Write out only the span of lines that begins at the line with "Write a Python" and ends at the line with "The picture is". Keep both end lines, word for word.

● **Given data**:
** Start **
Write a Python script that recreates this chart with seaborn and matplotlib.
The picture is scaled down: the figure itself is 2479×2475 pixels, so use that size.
** End **
** Start **
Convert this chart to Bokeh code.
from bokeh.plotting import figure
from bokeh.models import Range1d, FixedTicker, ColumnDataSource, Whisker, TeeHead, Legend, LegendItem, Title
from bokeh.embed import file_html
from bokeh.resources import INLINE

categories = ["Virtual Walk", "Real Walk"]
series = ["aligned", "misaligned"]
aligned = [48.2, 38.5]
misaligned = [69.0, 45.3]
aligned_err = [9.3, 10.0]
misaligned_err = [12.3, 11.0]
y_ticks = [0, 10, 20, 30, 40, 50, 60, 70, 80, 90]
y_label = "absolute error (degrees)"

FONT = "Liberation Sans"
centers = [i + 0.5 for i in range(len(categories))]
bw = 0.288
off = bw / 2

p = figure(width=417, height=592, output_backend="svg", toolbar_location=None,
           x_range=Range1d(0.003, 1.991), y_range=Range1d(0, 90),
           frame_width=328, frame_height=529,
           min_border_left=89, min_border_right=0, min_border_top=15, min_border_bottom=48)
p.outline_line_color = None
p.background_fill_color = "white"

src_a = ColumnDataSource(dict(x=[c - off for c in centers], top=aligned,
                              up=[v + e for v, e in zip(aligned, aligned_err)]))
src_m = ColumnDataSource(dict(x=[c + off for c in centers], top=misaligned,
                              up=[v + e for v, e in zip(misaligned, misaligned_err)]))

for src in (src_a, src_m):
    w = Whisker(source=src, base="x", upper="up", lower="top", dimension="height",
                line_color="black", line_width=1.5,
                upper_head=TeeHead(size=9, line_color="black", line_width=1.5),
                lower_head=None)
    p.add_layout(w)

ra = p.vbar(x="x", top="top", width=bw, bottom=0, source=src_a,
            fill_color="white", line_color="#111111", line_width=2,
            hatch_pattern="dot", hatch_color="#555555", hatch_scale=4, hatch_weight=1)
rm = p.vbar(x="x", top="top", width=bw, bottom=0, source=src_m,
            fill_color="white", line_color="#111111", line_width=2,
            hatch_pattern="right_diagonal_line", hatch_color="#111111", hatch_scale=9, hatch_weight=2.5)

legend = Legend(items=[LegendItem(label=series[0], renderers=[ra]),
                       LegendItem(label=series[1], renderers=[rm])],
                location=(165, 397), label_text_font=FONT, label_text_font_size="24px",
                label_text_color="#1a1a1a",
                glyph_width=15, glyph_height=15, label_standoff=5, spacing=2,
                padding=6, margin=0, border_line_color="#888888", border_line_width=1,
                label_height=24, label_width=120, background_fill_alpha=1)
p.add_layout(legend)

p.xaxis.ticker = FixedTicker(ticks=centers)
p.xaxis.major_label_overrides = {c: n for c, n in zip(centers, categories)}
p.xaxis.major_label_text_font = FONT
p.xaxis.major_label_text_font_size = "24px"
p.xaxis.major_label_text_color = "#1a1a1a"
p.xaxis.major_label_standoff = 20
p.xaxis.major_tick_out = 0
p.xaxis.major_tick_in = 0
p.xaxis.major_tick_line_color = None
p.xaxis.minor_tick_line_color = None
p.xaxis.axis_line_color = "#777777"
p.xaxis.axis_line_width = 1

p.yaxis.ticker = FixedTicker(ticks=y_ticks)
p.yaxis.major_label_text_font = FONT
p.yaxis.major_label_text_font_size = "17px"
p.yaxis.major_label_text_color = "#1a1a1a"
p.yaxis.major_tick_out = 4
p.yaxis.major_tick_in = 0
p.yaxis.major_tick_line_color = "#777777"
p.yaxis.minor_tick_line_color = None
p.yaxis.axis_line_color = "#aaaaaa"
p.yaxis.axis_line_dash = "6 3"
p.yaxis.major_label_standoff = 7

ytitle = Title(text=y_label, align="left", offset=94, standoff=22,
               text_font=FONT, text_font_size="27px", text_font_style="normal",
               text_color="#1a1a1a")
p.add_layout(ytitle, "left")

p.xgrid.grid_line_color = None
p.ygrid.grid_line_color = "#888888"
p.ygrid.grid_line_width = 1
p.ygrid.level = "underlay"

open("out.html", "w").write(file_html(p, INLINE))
** End **
** Start **
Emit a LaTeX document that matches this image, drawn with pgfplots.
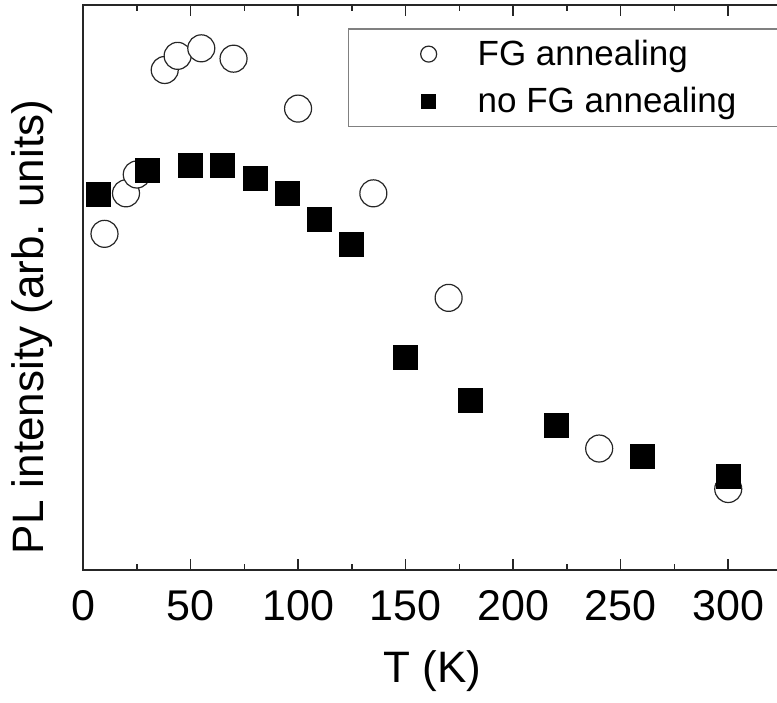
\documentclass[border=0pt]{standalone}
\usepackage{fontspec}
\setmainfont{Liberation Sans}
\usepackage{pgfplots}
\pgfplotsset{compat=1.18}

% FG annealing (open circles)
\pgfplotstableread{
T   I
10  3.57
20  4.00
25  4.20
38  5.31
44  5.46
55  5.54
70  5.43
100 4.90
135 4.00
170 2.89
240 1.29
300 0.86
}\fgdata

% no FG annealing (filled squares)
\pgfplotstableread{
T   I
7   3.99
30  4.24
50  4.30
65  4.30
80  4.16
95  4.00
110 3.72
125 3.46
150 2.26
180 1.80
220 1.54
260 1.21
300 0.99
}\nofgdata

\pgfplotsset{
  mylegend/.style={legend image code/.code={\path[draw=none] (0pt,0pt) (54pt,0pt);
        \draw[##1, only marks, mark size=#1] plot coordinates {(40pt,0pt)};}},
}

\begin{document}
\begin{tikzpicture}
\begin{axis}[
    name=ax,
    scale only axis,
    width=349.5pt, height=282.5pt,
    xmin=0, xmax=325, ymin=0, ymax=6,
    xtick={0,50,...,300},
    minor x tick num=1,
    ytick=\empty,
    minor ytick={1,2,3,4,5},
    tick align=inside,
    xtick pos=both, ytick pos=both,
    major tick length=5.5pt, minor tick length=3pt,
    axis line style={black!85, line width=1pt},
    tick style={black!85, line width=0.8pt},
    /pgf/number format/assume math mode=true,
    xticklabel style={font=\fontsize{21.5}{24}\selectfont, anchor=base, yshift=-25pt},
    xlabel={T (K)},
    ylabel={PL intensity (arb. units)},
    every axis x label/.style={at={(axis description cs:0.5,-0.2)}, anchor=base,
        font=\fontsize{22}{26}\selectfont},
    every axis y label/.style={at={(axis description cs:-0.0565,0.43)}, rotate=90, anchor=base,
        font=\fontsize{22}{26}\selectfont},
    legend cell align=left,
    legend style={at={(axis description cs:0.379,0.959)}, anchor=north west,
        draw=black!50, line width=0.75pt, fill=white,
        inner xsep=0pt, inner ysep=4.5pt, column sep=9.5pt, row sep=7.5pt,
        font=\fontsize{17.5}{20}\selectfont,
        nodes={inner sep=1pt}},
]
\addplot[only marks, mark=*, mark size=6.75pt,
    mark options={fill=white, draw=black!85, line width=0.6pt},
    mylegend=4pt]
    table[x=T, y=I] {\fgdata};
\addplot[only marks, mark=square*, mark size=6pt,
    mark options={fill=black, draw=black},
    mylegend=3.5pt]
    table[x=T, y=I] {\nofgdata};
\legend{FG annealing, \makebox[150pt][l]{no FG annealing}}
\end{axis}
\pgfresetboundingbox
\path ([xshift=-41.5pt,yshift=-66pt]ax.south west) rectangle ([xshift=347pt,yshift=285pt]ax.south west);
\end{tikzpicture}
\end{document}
** End **
● **Result of this task**:
Write a Python script that recreates this chart with seaborn and matplotlib.
The picture is scaled down: the figure itself is 2479×2475 pixels, so use that size.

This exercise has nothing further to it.